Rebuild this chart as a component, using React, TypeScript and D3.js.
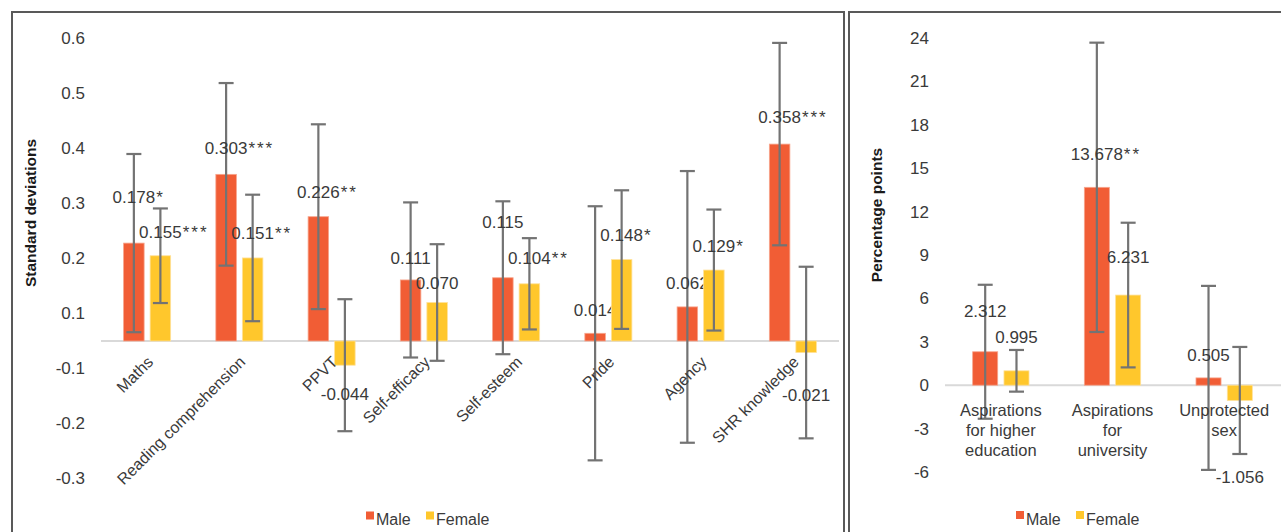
import React, { useRef, useEffect } from 'react';
import * as d3 from 'd3';

// Left panel: effects in standard deviations
const outcomes = ['Maths', 'Reading comprehension', 'PPVT', 'Self-efficacy', 'Self-esteem', 'Pride', 'Agency', 'SHR knowledge'];
const maleSd = [0.178, 0.303, 0.226, 0.111, 0.115, 0.014, 0.062, 0.358];
const femaleSd = [0.155, 0.151, -0.044, 0.070, 0.104, 0.148, 0.129, -0.021];
const maleSdErr = [0.162, 0.166, 0.168, 0.141, 0.139, 0.231, 0.247, 0.184];
const femaleSdErr = [0.086, 0.115, 0.12, 0.106, 0.083, 0.126, 0.11, 0.156];
const maleSdStars = ['*', '***', '**', '', '', '', '', '***'];
const femaleSdStars = ['***', '**', '', '', '**', '*', '*', ''];
const sdTickLabels = ['0.6', '0.5', '0.4', '0.3', '0.2', '0.1', '-0.1', '-0.2', '-0.3'];

// Right panel: effects in percentage points
const aspirations = ['Aspirations for higher education', 'Aspirations for university', 'Unprotected sex'];
const aspirationLines = [['Aspirations', 'for higher', 'education'], ['Aspirations', 'for', 'university'], ['Unprotected', 'sex']];
const malePp = [2.312, 13.678, 0.505];
const femalePp = [0.995, 6.231, -1.056];
const malePpErr = [4.63, 10.0, 6.36];
const femalePpErr = [1.44, 5.0, 3.7];
const malePpStars = ['', '**', ''];
const femalePpStars = ['', '', ''];
const ppTicks = [-6, -3, 0, 3, 6, 9, 12, 15, 18, 21, 24];

const series = ['Male', 'Female'];
const colors = { Male: '#F15D35', Female: '#FFC72C' };

// distance (px) of each value label from the end of its bar, as laid out in the original
const sdLabelGap = { Male: [46, 26, 25, 22, 56, 23, 24, 27], Female: [24, 25, 29, 19, 26, 25, 24, 42] };
const ppLabelGap = { Male: [41, 33, 23], Female: [34, 38, 77] };

const FONT = '"Liberation Sans", Arial, sans-serif';
const TEXT = '#3a3a3a';

const drawBars = (svg, cfg) => {
  const { cats, values, errs, stars, gaps, x0, x1, y } = cfg;
  const g = svg.append('g');

  cats.forEach((cat, i) => {
    series.forEach(s => {
      const v = values[s][i];
      const bx = x0(cat) + x1(s);
      const bw = x1.bandwidth();
      const cx = bx + bw / 2;

      g.append('rect')
        .attr('x', bx)
        .attr('y', Math.min(y(v), y(0)))
        .attr('width', bw)
        .attr('height', Math.abs(y(v) - y(0)))
        .attr('fill', colors[s])
        .attr('stroke', s === 'Male' ? '#f7a58d' : '#ffe19a')
        .attr('stroke-width', 0.8);

      // error bar
      const e = errs[s][i];
      const eg = g.append('g').attr('stroke', '#737373').attr('stroke-width', 2.2);
      eg.append('line').attr('x1', cx).attr('x2', cx).attr('y1', y(v + e)).attr('y2', y(v - e));
      [v + e, v - e].forEach(t => {
        eg.append('line').attr('x1', cx - 7.5).attr('x2', cx + 7.5).attr('y1', y(t)).attr('y2', y(t));
      });

      // value label, centred on the number, stars trailing
      const ly = v >= 0 ? y(v) - gaps[s][i] : y(v) + gaps[s][i];
      const num = g.append('text')
        .attr('x', cx)
        .attr('y', ly)
        .attr('dy', '0.35em')
        .attr('text-anchor', 'middle')
        .style('font-family', FONT)
        .style('font-size', '17px')
        .attr('fill', TEXT)
        .text(v.toFixed(3));
      const st = stars[s][i];
      if (st) {
        const w = num.node().getComputedTextLength();
        g.append('text')
          .attr('x', cx + w / 2 + 1)
          .attr('y', ly)
          .attr('dy', '0.35em')
          .style('font-family', FONT)
          .style('font-size', '17px')
          .style('letter-spacing', '2px')
          .attr('fill', TEXT)
          .text(st);
      }
    });
  });
};

const drawLegend = (svg, x, y) => {
  const lg = svg.append('g').attr('transform', `translate(${x}, ${y})`);
  series.forEach((s, i) => {
    lg.append('rect').attr('x', i * 60).attr('y', 0).attr('width', 8).attr('height', 8).attr('fill', colors[s]);
    lg.append('text')
      .attr('x', i * 60 + 10)
      .attr('y', 13.5)
      .style('font-family', FONT)
      .style('font-size', '16px')
      .attr('fill', TEXT)
      .text(s);
  });
};

const App = () => {
  const svgRef = useRef(null);
  const width = 1281;
  const height = 532;

  useEffect(() => {
    if (!svgRef.current) return;
    const svg = d3.select(svgRef.current);
    svg.selectAll('*').remove();

    // panel frames
    svg.append('rect').attr('x', 12).attr('y', 12).attr('width', 832).attr('height', 560)
      .attr('fill', 'none').attr('stroke', '#595959').attr('stroke-width', 2);
    svg.append('rect').attr('x', 849).attr('y', 12).attr('width', 460).attr('height', 560)
      .attr('fill', 'none').attr('stroke', '#595959').attr('stroke-width', 2);

    // ---------- left panel ----------
    const yL = d3.scaleLinear().domain([-0.25, 0.55]).range([478.5, 38.5]);
    const tickPos = d3.scalePoint().domain(sdTickLabels).range([yL(0.55), yL(-0.25)]);
    const x0L = d3.scaleBand().domain(outcomes).range([101, 839]).paddingInner(0.49).paddingOuter(0.245);
    const x1L = d3.scaleBand().domain(series).range([0, x0L.bandwidth()]).paddingInner(0.226);

    svg.append('g').selectAll('text')
      .data(sdTickLabels)
      .enter()
      .append('text')
      .attr('x', 85)
      .attr('y', d => tickPos(d))
      .attr('dy', '0.35em')
      .attr('text-anchor', 'end')
      .style('font-family', FONT)
      .style('font-size', '17px')
      .attr('fill', TEXT)
      .text(d => d);

    svg.append('line')
      .attr('x1', 101).attr('x2', 839)
      .attr('y1', yL(0)).attr('y2', yL(0))
      .attr('stroke', '#d9d9d9').attr('stroke-width', 2);

    svg.append('text')
      .attr('transform', 'translate(36, 213) rotate(-90)')
      .attr('text-anchor', 'middle')
      .style('font-family', FONT)
      .style('font-size', '15.5px')
      .style('font-weight', 'bold')
      .attr('fill', '#1a1a1a')
      .text('Standard deviations');

    drawBars(svg, {
      cats: outcomes,
      values: { Male: maleSd, Female: femaleSd },
      errs: { Male: maleSdErr, Female: femaleSdErr },
      stars: { Male: maleSdStars, Female: femaleSdStars },
      gaps: sdLabelGap,
      x0: x0L, x1: x1L, y: yL
    });

    // rotated category labels
    svg.append('g').selectAll('text')
      .data(outcomes)
      .enter()
      .append('text')
      .attr('transform', d => `translate(${x0L(d) + x0L.bandwidth() / 2 + 7}, ${yL(0) + 22}) rotate(-45)`)
      .attr('text-anchor', 'end')
      .style('font-family', FONT)
      .style('font-size', '16px')
      .attr('fill', TEXT)
      .text(d => d);

    drawLegend(svg, 366, 511.5);

    // ---------- right panel ----------
    const yR = d3.scaleLinear().domain([-6, 24]).range([472, 38]);
    const x0R = d3.scaleBand().domain(aspirations).range([945, 1280]).paddingInner(0.4955).paddingOuter(0.2478);
    const x1R = d3.scaleBand().domain(series).range([0, x0R.bandwidth()]).paddingInner(0.2);

    svg.append('g').selectAll('text')
      .data(ppTicks)
      .enter()
      .append('text')
      .attr('x', 929)
      .attr('y', d => yR(d))
      .attr('dy', '0.35em')
      .attr('text-anchor', 'end')
      .style('font-family', FONT)
      .style('font-size', '17px')
      .attr('fill', TEXT)
      .text(d => d);

    svg.append('line')
      .attr('x1', 945).attr('x2', 1281)
      .attr('y1', yR(0)).attr('y2', yR(0))
      .attr('stroke', '#d9d9d9').attr('stroke-width', 2);

    svg.append('text')
      .attr('transform', 'translate(882, 215) rotate(-90)')
      .attr('text-anchor', 'middle')
      .style('font-family', FONT)
      .style('font-size', '15.5px')
      .style('font-weight', 'bold')
      .attr('fill', '#1a1a1a')
      .text('Percentage points');

    drawBars(svg, {
      cats: aspirations,
      values: { Male: malePp, Female: femalePp },
      errs: { Male: malePpErr, Female: femalePpErr },
      stars: { Male: malePpStars, Female: femalePpStars },
      gaps: ppLabelGap,
      x0: x0R, x1: x1R, y: yR
    });

    aspirations.forEach((cat, i) => {
      const t = svg.append('text')
        .attr('text-anchor', 'middle')
        .style('font-family', FONT)
        .style('font-size', '16.5px')
        .attr('fill', TEXT);
      aspirationLines[i].forEach((line, j) => {
        t.append('tspan')
          .attr('x', x0R(cat) + x0R.bandwidth() / 2)
          .attr('y', yR(0) + 31 + j * 20)
          .text(line);
      });
    });

    drawLegend(svg, 1016, 511);
  }, []);

  return (
    <svg
      ref={svgRef}
      width={width}
      height={height}
      style={{ position: 'absolute', left: 0, top: 0, background: '#fff' }}
    />
  );
};

export default App;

........

**Requirements:**
Repeat exactly and only the lines from the start of the data above through the line that holds "import * as d3 from 'd3';", inclusive. Pictures do not belong in the copy.

**Written response:**
Rebuild this chart as a component, using React, TypeScript and D3.js.
import React, { useRef, useEffect } from 'react';
import * as d3 from 'd3';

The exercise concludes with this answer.